Location
- Country: Australia

Physical characteristics
- • location: Princess May Ranges
- • elevation: 274 metres (899 ft)
- • location: York Sound
- • elevation: sea level
- Length: 66 km (41 mi)
- Basin size: 3,278 km^{2} (1,266 sq mi)

= Roe River (Western Australia) =

River in Kimberley region of Western Australia

The Roe River is a river in the Kimberley region of Western Australia.

The headwaters of the river lie in the Princess May Ranges within the Prince Regent National Park flowing in a north westerly direction, discharging into Prince Frederick Harbour in York Sound, and then to the Indian Ocean. The river contains several permanent pools, including Paradise Pool where many examples of ancient indigenous art known as Bradshaw paintings are found along the cliff faces. Bradshaw paintings are dated at a minimum of 17,000 years before the present.
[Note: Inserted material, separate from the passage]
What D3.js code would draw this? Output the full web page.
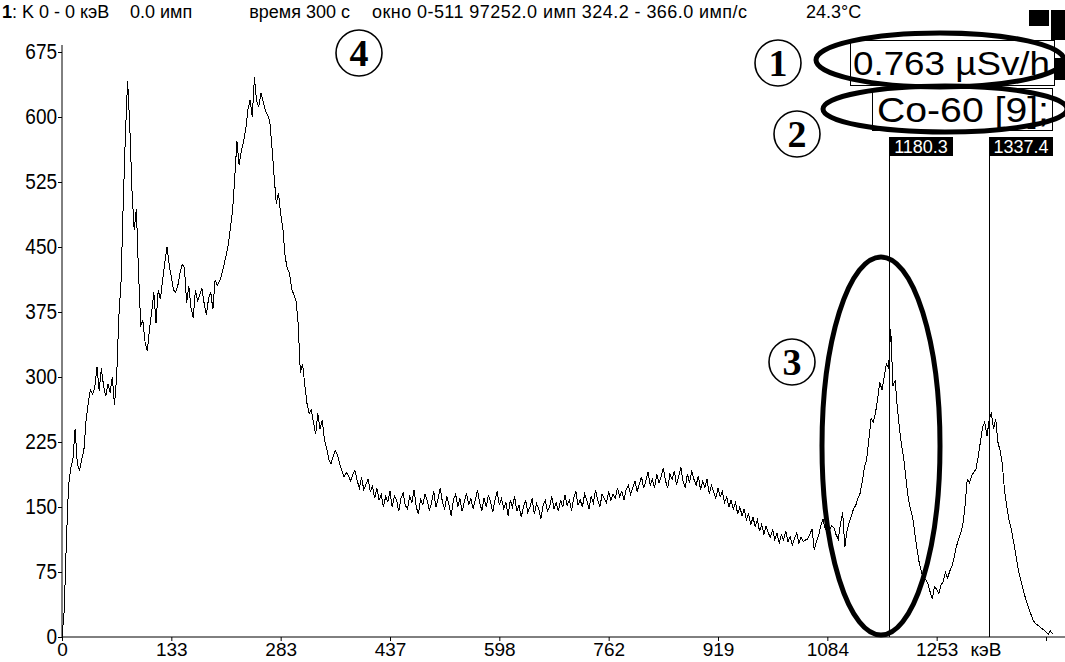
<!DOCTYPE html>
<html><head><meta charset="utf-8">
<script src="https://cdn.jsdelivr.net/npm/d3@7"></script>
<style>
html,body{margin:0;padding:0;background:#fff;}
svg{display:block;}
text{font-family:"Liberation Sans",Arial,sans-serif;}
.tall{transform-box:fill-box;transform-origin:50% 85%;transform:scaleY(1.15);}
</style></head>
<body>
<svg id="c" width="1065" height="662"></svg>
<script>
// ---- data ----
const energyLabels = ["0","133","283","437","598","762","919","1084","1253",""];
const tickChannels = [0,50,100,150,200,250,300,350,400,450];
const yTickValues = [0,75,150,225,300,375,450,525,600,675];
const markerLabels = ["1180.3","1337.4"];
const markerChannels = [378.2, 424];
const headerParts = ["K 0 - 0 кэВ","0.0 имп","время 300 с","окно 0-511 97252.0 имп 324.2 - 366.0 имп/с","24.3°C"];
const doseText = "0.763 µSv/h";
const nuclideText = "Co-60 [9];";
const unitText = "кэВ";
const counts = [
0,30,110,175,195,205,240,200,192,205,
215,250,270,285,280,288,312,284,310,290,
278,292,282,300,268,300,370,410,500,580,
642,590,515,470,494,420,360,365,340,330,
355,375,398,362,400,390,412,432,450,430,
415,400,398,406,420,430,426,386,405,380,
368,400,388,395,402,385,372,390,398,378,
412,406,410,418,428,440,452,472,492,530,
572,545,560,572,585,608,620,600,646,618,
612,628,618,608,602,596,566,532,500,512,
488,472,440,425,420,402,395,388,362,305,
315,292,270,258,262,248,234,258,240,250,
228,218,205,200,208,215,210,200,192,185,
190,186,180,188,192,180,172,184,170,176,
182,168,174,160,172,158,164,150,162,156,
168,150,163,158,145,160,166,152,148,162,
155,170,150,142,160,152,165,158,146,155,
168,150,160,172,155,148,162,152,140,158,
165,150,160,145,156,166,152,160,148,158,
170,155,146,160,150,164,156,144,158,168,
152,160,148,155,140,158,150,162,145,152,
138,150,158,144,150,160,142,154,148,136,
152,158,145,150,162,148,155,145,158,150,
164,152,158,146,160,168,152,158,150,165,
158,148,162,155,170,158,150,165,160,155,
168,158,165,160,172,162,168,158,170,175,
165,172,180,168,176,185,172,180,190,175,
182,172,188,178,185,195,180,172,188,182,
192,176,185,196,180,172,188,178,192,182,
175,186,170,180,172,182,165,175,168,160,
172,162,168,155,162,150,158,148,155,142,
150,140,148,135,142,130,138,128,135,122,
130,118,128,120,115,124,112,120,108,118,
112,122,110,116,106,114,120,108,115,110,
112,113,118,125,100,110,117,128,136,125,
121,124,128,126,118,113,130,144,104,122,
132,140,148,152,160,166,180,196,205,228,
252,248,258,275,294,285,300,315,310,355,
290,296,265,240,220,205,182,160,148,138,
120,102,86,75,67,66,62,52,44,58,
55,50,60,64,75,68,76,82,92,104,
113,120,130,152,182,178,186,190,194,208,
225,242,248,232,250,259,240,252,225,215,
200,170,152,136,126,112,98,82,70,60,
50,42,34,27,20,16,14,12,10,8,
6,3,7,4
];

// ---- chart ----
const svg = d3.select("#c");
const x = d3.scaleLinear().domain([0,450]).range([62,1046]);
const y = d3.scaleLinear().domain([0,675]).range([637,52]);

// header
const hdr = svg.append("text").attr("x",2).attr("y",18).attr("font-size",18).attr("fill","#000");
hdr.append("tspan").attr("font-weight","bold").text("1");
hdr.append("tspan").text(": " + headerParts[0]);
svg.append("text").attr("x",130).attr("y",18).attr("font-size",18).text(headerParts[1]);
svg.append("text").attr("x",350).attr("y",18).attr("font-size",18).attr("text-anchor","end").text(headerParts[2]);
svg.append("text").attr("x",372).attr("y",18).attr("font-size",18)
  .attr("textLength",375).attr("lengthAdjust","spacing").text(headerParts[3]);
svg.append("text").attr("x",806).attr("y",18).attr("font-size",18).text(headerParts[4]);

// y axis
const yAxis = d3.axisLeft(y).tickValues(yTickValues).tickSize(4).tickSizeOuter(0).tickFormat(d3.format("d"));
const gy = svg.append("g").attr("transform","translate(62,0)").call(yAxis);
gy.select(".domain").attr("stroke","#000").attr("d","M0,45V637");
gy.selectAll("text").attr("class","tall").attr("font-size",19).attr("fill","#000").attr("font-family","Liberation Sans, Arial").attr("x",-5);
gy.selectAll("line").attr("stroke","#000");

// x axis
const xAxis = d3.axisBottom(x).tickValues(tickChannels).tickSize(4).tickSizeOuter(0).tickFormat((d,i)=>energyLabels[i]);
const gx = svg.append("g").attr("transform","translate(0,637)").call(xAxis);
gx.select(".domain").attr("stroke","#000").attr("d","M62,0H1065");
gx.selectAll("text").attr("font-size",19).attr("fill","#000").attr("font-family","Liberation Sans, Arial").attr("y",6);
gx.selectAll("line").attr("stroke","#000");
svg.append("text").attr("x",986).attr("y",656).attr("font-size",19).attr("text-anchor","middle").text(unitText);

// marker lines + labels
svg.selectAll("line.mk").data(markerChannels).join("line").attr("class","mk")
  .attr("x1",d=>Math.round(x(d))+0.5).attr("x2",d=>Math.round(x(d))+0.5)
  .attr("y1",156).attr("y2",637).attr("stroke","#000").attr("stroke-width",1);
const mk = svg.selectAll("g.mkl").data(markerChannels).join("g").attr("class","mkl")
  .attr("transform",d=>`translate(${Math.round(x(d))},137)`);
mk.append("rect").attr("x",0).attr("y",0).attr("width",64).attr("height",19).attr("fill","#000");
mk.append("text").attr("x",32).attr("y",16).attr("text-anchor","middle").attr("font-size",18)
  .attr("fill","#fff").text((d,i)=>markerLabels[i]);

// spectrum line
svg.append("path").datum(counts).attr("fill","none").attr("stroke","#000").attr("stroke-width",1)
  .attr("shape-rendering","crispEdges")
  .attr("d",d3.line().x((d,i)=>x(i)).y(d=>y(d)));

// top right widgets
svg.append("rect").attr("x",1029).attr("y",10).attr("width",20).attr("height",16).attr("fill","#000");
svg.append("rect").attr("x",1051).attr("y",10).attr("width",14).attr("height",30).attr("fill","#000");
svg.append("rect").attr("x",1055).attr("y",58).attr("width",10).attr("height",22).attr("fill","#000");
svg.append("rect").attr("x",850.5).attr("y",40.5).attr("width",204).attr("height",45).attr("fill","#fff").attr("stroke","#000");
svg.append("text").attr("x",853).attr("y",75).attr("font-size",33)
  .attr("textLength",197).attr("lengthAdjust","spacingAndGlyphs").text(doseText);
svg.append("rect").attr("x",872.5).attr("y",88.5).attr("width",180).attr("height",42).attr("fill","#fff").attr("stroke","#000");
svg.append("text").attr("x",877).attr("y",122).attr("font-size",35)
  .attr("textLength",172).attr("lengthAdjust","spacingAndGlyphs").text(nuclideText);

// annotation ellipses
const ell = [[940,60,124,27],[945,109,122,23],[881,446,59,189]];
svg.selectAll("ellipse.an").data(ell).join("ellipse").attr("class","an")
  .attr("cx",d=>d[0]).attr("cy",d=>d[1]).attr("rx",d=>d[2]).attr("ry",d=>d[3])
  .attr("fill","none").attr("stroke","#000").attr("stroke-width",5);

// circled numbers
const circ = [["1",778,63],["2",797,134],["3",792,362],["4",359,53]];
const cg = svg.selectAll("g.cn").data(circ).join("g").attr("class","cn")
  .attr("transform",d=>`translate(${d[1]},${d[2]})`);
cg.append("circle").attr("r",23).attr("fill","none").attr("stroke","#000").attr("stroke-width",1.6);
cg.append("text").attr("text-anchor","middle").attr("y",13).attr("font-size",38).attr("font-weight","bold")
  .style("font-family","'Liberation Serif','DejaVu Serif',serif").text(d=>d[0]);
</script>
</body></html>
Tributaries include the Moran River, Garimbu Creek, Wyulda Creek, Rufous Creek and Gandjal Creek.

The river was named in 1820 by Philip Parker King after the father of master's mate John Septimus Roe during his voyage in Mermaid; he also named Prince Frederick Harbour, Prince Regent River and the nearby Mount Trafalgar during the same visit.

The first European to trace the Roe from its source to its outflow in Prince Frederick Harbour was government surveyor Frederick Slade Drake-Brockman in 1901.